Our first hardware prototype of the VideoTAP consists of three items: 1) a commercially available computer-to-TV signal converter that is connected to the screen feed on the target computer; 2) a commercially available frame grabber that converts the TV signals to a bitmap; and 3) a personal computer that processes the recovered bit map data and emulates the operation of the VideoTAP. The final version of the VideoTAP will probably be designed around a fast digital signal processor.

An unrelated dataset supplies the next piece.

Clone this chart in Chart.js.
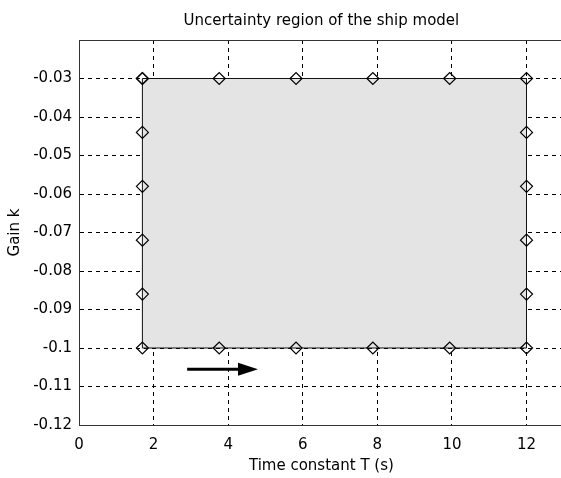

The hardware prototype of the GUI accessor uses another two personal computers. The first computer applies OCR to text that is made available to the blind user through a conventional screen reader and speech synthesizer. The second computer extracts graphical information from the data produced by the VideoTAP and generates force vectors to drive a haptic output device. The final version of the GUI accessor will probably use a notebook computer or a device like a Braille 'n Speak as the primary accessor and an embedded DSP and/or microprocessor to drive haptic display. At a later stage, we plan on adding a third computer to the GUI accessor that will derive sonic information from the data produced by the VideoTAP and present it to the blind user.

The VideoTAP will always be totally transparent to the user. It will simply monitor the video output signals from the target computer and send selected screen-data to any accessors that are connected to the Total Access Link. The speech and haptic components of the GUI accessor can be used in concert to provide the user with overlapping alternatives for sensing the information displayed on the screen of the target computer.